• [WORK INSTRUCTIONS]:
Pick out each line in these entries that contains the string "Write".

• [PROVIDED RECORDS]:
◇ ◇ ◇

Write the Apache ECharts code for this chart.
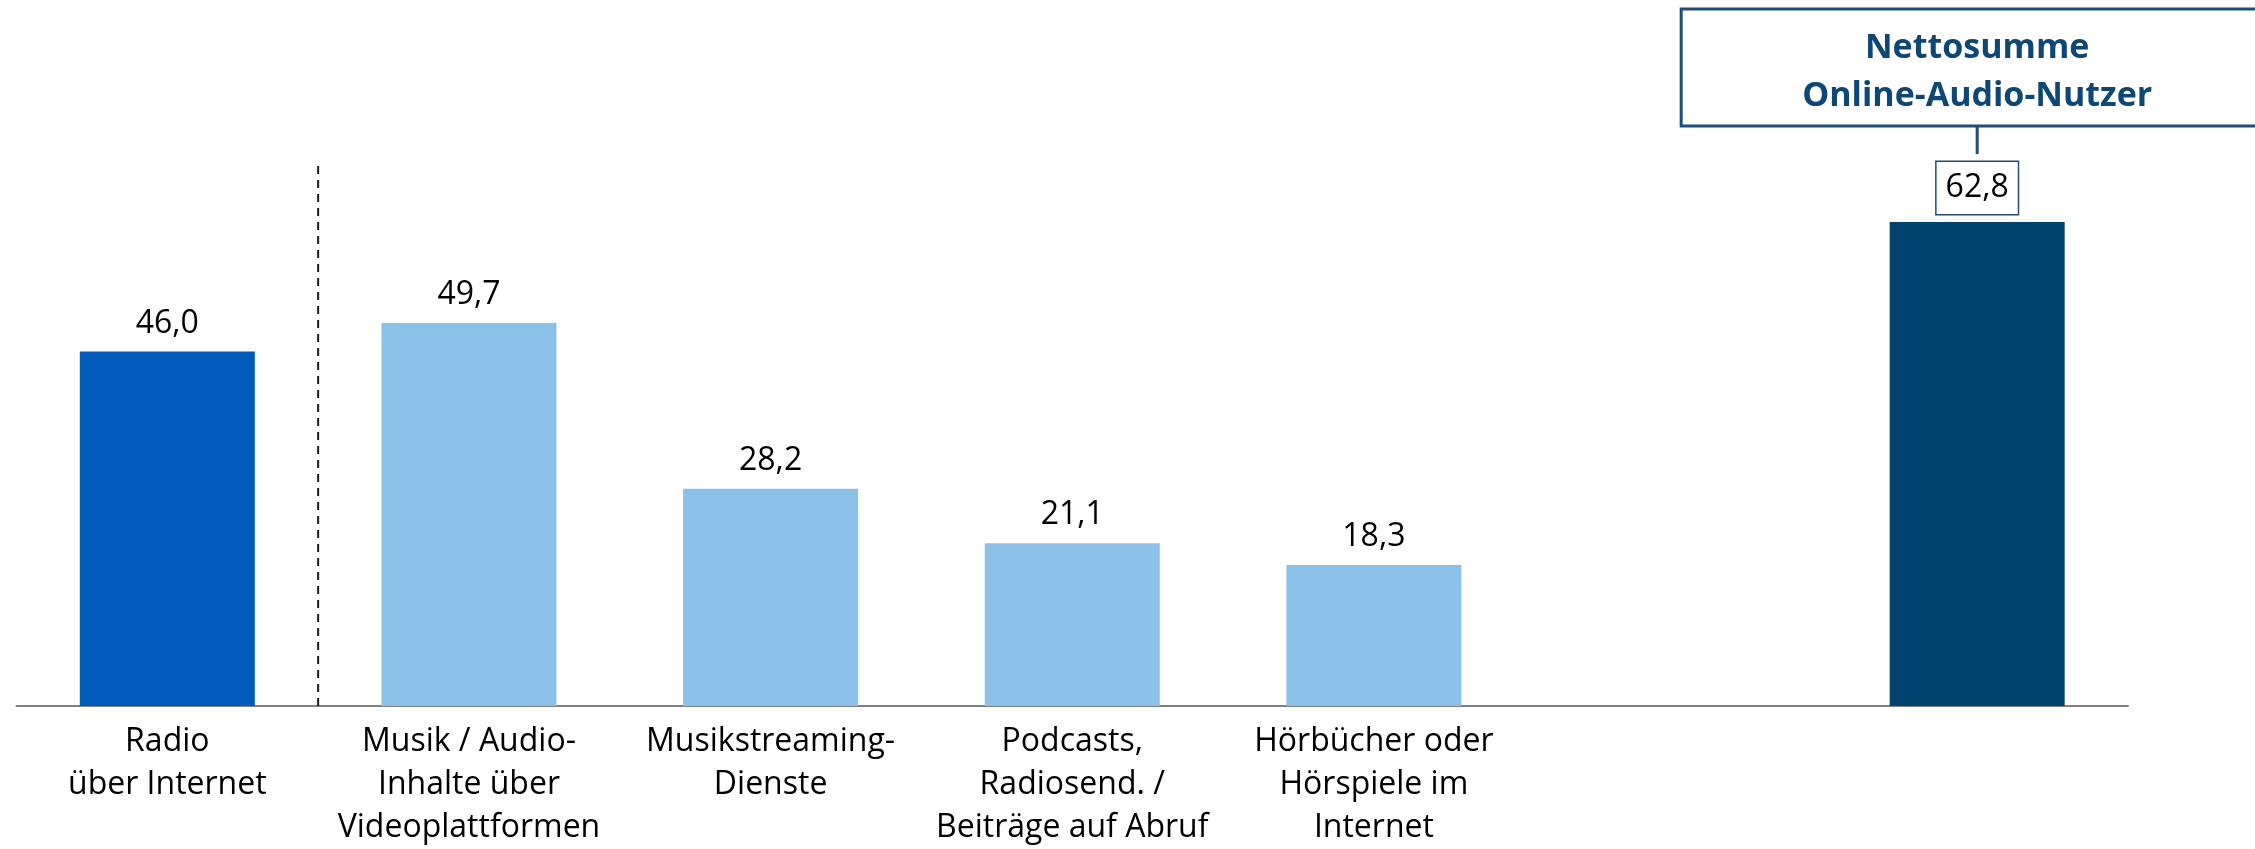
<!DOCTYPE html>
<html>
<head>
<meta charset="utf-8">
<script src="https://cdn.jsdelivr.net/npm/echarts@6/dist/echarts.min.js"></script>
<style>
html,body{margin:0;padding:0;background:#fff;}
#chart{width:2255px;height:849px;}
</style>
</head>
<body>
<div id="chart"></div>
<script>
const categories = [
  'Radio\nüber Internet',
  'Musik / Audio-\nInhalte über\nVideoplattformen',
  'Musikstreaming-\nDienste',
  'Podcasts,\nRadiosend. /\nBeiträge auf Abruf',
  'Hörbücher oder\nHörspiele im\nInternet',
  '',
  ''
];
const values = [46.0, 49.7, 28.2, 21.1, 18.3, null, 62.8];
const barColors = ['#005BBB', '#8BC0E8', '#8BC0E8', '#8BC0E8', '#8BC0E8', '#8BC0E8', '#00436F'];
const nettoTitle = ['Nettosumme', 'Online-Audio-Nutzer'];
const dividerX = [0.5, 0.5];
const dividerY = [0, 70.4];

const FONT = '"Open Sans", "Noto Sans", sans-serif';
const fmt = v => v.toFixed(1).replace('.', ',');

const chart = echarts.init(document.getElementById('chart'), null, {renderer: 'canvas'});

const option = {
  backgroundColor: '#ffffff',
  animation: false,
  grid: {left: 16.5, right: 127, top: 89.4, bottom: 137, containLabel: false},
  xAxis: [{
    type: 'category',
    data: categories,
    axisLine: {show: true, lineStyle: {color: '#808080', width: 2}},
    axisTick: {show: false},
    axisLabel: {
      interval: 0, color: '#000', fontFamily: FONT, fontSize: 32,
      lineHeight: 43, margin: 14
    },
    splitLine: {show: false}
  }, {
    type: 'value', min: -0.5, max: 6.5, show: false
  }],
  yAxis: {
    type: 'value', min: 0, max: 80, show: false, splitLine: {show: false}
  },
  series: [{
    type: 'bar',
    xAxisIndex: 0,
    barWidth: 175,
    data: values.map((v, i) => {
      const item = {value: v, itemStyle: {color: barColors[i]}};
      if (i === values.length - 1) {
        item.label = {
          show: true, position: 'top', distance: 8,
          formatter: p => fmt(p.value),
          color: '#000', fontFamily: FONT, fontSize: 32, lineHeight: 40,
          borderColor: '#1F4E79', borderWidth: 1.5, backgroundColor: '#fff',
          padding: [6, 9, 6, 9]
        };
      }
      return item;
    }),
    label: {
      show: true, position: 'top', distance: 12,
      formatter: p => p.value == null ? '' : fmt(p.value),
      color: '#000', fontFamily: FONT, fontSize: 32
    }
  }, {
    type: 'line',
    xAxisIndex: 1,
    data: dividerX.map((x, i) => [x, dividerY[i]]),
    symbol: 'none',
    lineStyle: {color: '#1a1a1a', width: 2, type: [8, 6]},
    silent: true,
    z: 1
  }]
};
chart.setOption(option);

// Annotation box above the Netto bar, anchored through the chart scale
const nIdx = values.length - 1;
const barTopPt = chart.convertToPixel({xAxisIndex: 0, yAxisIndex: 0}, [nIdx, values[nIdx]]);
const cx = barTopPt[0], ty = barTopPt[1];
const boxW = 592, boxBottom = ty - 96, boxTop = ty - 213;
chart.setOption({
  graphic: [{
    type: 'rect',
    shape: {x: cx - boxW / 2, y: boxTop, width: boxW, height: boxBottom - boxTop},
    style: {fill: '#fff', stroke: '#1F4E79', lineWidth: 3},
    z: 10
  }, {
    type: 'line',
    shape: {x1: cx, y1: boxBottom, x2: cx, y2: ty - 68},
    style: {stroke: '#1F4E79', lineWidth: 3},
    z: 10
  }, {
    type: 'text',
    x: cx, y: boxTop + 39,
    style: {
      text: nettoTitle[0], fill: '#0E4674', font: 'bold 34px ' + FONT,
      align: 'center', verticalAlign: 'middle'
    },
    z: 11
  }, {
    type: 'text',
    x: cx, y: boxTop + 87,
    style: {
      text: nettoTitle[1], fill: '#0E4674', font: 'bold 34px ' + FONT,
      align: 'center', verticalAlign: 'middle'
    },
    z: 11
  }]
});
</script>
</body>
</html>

◇ ◇ ◇

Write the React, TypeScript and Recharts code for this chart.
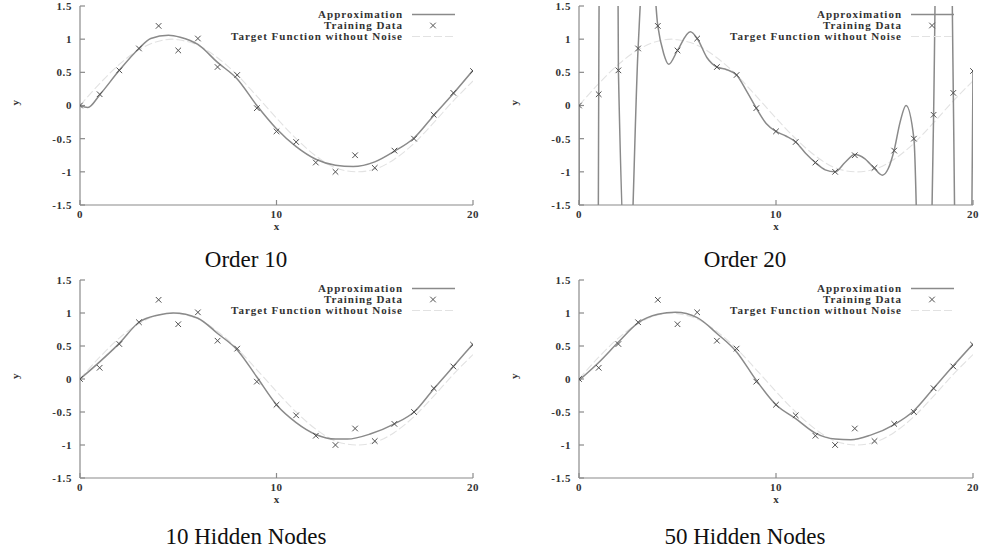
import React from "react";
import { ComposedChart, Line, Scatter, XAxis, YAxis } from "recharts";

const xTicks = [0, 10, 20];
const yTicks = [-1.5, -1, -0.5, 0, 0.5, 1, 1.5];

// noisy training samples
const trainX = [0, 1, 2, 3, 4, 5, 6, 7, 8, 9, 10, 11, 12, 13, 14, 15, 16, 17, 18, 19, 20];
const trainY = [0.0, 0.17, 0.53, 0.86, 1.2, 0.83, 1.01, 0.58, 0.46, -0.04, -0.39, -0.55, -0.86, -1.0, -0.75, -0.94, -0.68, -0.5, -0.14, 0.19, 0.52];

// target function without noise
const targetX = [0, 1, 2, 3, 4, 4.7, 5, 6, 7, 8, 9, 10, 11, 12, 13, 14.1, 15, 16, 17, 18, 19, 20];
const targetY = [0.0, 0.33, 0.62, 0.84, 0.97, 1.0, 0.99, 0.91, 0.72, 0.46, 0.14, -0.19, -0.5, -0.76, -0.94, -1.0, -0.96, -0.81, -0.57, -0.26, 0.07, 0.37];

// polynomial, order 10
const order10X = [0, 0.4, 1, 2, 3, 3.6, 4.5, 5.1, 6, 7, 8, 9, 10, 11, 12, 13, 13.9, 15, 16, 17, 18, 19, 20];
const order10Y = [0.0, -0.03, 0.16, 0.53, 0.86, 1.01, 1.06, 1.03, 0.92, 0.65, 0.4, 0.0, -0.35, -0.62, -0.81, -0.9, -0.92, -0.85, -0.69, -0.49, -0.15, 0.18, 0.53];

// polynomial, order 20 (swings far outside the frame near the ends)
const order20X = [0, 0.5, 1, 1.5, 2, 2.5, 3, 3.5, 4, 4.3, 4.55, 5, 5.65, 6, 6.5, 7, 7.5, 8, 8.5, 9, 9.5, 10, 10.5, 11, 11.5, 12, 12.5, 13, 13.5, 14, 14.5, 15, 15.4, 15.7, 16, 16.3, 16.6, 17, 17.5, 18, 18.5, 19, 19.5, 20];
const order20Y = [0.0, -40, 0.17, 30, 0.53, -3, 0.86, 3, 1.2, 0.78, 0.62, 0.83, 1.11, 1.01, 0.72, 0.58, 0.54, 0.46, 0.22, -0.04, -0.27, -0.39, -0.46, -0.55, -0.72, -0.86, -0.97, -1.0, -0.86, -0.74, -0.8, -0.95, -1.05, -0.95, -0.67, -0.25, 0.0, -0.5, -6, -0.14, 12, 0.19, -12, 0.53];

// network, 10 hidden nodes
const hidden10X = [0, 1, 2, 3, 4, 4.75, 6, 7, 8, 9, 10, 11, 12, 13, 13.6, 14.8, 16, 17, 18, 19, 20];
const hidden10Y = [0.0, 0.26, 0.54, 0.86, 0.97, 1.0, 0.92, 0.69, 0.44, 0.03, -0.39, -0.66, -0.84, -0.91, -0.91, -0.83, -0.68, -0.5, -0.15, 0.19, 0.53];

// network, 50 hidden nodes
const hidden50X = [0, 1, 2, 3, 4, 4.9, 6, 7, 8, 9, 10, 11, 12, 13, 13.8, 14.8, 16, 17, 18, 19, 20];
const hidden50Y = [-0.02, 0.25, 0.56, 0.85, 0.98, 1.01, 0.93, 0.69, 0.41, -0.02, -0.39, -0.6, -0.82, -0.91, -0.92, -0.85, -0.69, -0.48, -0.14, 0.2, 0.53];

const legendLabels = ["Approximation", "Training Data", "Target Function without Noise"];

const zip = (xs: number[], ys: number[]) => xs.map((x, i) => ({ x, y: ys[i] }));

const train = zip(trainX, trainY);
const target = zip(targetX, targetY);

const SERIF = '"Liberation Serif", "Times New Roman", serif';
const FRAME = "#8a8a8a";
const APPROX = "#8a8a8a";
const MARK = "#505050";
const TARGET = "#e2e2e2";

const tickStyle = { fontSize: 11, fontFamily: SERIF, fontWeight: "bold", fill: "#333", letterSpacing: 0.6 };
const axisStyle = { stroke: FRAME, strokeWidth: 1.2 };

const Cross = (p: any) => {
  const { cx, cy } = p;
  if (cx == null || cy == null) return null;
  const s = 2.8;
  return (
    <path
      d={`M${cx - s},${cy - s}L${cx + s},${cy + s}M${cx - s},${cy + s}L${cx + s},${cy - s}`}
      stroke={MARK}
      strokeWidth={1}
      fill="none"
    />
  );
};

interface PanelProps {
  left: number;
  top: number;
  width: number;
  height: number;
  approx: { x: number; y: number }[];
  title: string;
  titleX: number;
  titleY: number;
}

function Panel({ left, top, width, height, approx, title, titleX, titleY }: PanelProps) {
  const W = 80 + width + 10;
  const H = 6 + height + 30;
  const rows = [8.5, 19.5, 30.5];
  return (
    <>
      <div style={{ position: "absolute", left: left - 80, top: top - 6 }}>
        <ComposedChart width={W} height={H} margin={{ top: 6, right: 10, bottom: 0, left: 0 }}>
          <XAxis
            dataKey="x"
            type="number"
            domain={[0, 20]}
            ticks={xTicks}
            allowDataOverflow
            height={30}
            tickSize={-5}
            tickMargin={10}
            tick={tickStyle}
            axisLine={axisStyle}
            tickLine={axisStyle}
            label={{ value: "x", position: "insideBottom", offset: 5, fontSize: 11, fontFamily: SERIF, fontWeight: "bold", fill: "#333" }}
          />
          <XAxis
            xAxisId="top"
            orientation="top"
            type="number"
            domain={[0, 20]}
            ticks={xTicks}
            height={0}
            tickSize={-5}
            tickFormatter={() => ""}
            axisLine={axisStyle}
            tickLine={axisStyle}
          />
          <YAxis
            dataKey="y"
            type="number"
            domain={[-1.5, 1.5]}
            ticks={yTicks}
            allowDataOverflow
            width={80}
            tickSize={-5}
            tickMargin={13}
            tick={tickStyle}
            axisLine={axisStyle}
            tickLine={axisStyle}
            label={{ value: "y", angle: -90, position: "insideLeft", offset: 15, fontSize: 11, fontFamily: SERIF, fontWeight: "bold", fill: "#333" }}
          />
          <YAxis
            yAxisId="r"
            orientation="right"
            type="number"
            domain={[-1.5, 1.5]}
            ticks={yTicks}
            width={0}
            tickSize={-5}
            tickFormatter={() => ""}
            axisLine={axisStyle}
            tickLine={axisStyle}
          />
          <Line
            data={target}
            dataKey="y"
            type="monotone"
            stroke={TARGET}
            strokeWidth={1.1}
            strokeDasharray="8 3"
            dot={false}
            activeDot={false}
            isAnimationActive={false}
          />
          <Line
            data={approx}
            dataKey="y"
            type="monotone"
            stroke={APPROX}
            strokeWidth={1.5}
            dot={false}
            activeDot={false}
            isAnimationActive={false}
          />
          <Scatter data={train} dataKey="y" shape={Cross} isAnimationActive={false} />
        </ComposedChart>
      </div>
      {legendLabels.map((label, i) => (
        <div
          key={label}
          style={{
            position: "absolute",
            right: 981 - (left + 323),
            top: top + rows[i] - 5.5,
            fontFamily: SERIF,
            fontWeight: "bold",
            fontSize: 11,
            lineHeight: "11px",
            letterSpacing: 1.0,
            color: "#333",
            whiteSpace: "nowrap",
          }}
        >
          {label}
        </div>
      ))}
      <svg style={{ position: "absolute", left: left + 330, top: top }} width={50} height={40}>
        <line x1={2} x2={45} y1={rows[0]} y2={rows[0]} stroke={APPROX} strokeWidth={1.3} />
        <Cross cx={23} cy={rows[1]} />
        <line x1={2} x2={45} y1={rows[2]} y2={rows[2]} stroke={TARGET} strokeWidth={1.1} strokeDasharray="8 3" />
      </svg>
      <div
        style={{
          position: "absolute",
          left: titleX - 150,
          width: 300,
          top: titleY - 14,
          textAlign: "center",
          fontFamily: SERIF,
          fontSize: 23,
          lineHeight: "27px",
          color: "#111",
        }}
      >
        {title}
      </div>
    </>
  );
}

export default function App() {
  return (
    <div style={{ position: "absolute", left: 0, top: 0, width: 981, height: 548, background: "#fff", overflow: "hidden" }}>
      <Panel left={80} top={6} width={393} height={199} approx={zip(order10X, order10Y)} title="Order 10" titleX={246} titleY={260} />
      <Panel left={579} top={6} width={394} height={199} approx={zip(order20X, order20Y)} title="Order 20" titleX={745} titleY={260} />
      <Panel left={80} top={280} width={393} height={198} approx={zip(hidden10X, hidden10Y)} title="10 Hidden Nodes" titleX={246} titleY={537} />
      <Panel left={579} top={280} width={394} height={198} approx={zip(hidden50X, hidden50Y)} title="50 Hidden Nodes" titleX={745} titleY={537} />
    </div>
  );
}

◇ ◇ ◇

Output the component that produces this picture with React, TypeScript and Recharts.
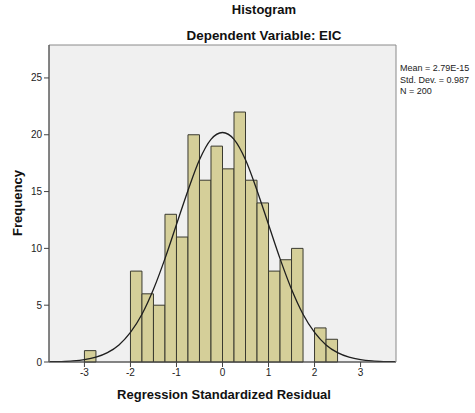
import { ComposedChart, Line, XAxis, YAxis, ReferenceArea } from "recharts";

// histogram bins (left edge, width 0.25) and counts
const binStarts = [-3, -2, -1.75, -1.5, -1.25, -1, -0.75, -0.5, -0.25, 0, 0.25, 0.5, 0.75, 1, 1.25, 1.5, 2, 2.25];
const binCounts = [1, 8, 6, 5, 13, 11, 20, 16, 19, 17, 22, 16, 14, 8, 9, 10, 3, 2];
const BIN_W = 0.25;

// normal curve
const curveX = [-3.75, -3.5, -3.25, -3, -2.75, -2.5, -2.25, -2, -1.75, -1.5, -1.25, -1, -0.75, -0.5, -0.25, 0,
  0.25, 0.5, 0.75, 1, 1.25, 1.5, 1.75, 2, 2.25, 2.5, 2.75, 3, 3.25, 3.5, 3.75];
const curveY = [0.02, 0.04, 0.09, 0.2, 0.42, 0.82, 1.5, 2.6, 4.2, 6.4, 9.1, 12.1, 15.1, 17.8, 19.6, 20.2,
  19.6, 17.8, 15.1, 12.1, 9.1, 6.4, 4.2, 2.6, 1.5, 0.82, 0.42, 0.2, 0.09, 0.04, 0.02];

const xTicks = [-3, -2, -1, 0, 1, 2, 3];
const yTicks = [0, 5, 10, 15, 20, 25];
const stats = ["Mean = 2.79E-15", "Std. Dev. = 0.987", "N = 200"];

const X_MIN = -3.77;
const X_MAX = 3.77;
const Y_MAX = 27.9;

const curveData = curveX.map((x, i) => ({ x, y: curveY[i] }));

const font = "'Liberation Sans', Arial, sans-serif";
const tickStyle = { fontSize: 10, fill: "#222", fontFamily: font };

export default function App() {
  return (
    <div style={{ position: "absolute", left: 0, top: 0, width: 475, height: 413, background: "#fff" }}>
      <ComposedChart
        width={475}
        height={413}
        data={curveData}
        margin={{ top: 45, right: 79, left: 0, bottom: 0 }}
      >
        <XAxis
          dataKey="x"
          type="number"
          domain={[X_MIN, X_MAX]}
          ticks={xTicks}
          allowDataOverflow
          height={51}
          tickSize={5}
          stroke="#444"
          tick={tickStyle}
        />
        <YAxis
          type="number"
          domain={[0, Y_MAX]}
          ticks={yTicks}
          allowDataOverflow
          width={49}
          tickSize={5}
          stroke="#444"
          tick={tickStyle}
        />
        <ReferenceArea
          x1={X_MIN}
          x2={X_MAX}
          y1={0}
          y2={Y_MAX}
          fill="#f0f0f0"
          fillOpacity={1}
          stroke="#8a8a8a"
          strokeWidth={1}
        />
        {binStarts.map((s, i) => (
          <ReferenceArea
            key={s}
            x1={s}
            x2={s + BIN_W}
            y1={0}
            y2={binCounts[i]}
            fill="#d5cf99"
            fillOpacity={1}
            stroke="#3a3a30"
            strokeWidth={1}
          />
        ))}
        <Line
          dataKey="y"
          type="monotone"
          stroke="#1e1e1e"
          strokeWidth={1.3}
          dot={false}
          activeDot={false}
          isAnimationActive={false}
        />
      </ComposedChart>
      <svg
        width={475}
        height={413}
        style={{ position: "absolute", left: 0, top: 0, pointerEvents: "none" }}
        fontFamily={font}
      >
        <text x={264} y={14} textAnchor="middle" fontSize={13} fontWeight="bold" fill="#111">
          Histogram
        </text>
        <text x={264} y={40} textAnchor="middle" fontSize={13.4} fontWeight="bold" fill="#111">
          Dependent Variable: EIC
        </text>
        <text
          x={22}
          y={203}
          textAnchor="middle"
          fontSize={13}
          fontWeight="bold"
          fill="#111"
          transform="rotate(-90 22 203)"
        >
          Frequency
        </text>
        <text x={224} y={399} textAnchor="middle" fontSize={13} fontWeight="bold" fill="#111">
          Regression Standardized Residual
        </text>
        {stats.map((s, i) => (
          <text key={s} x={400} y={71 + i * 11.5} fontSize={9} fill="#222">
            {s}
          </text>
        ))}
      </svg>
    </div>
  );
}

◇ ◇ ◇

• [ANSWER FOR THE TASK]:
Write the Apache ECharts code for this chart.
Write the React, TypeScript and Recharts code for this chart.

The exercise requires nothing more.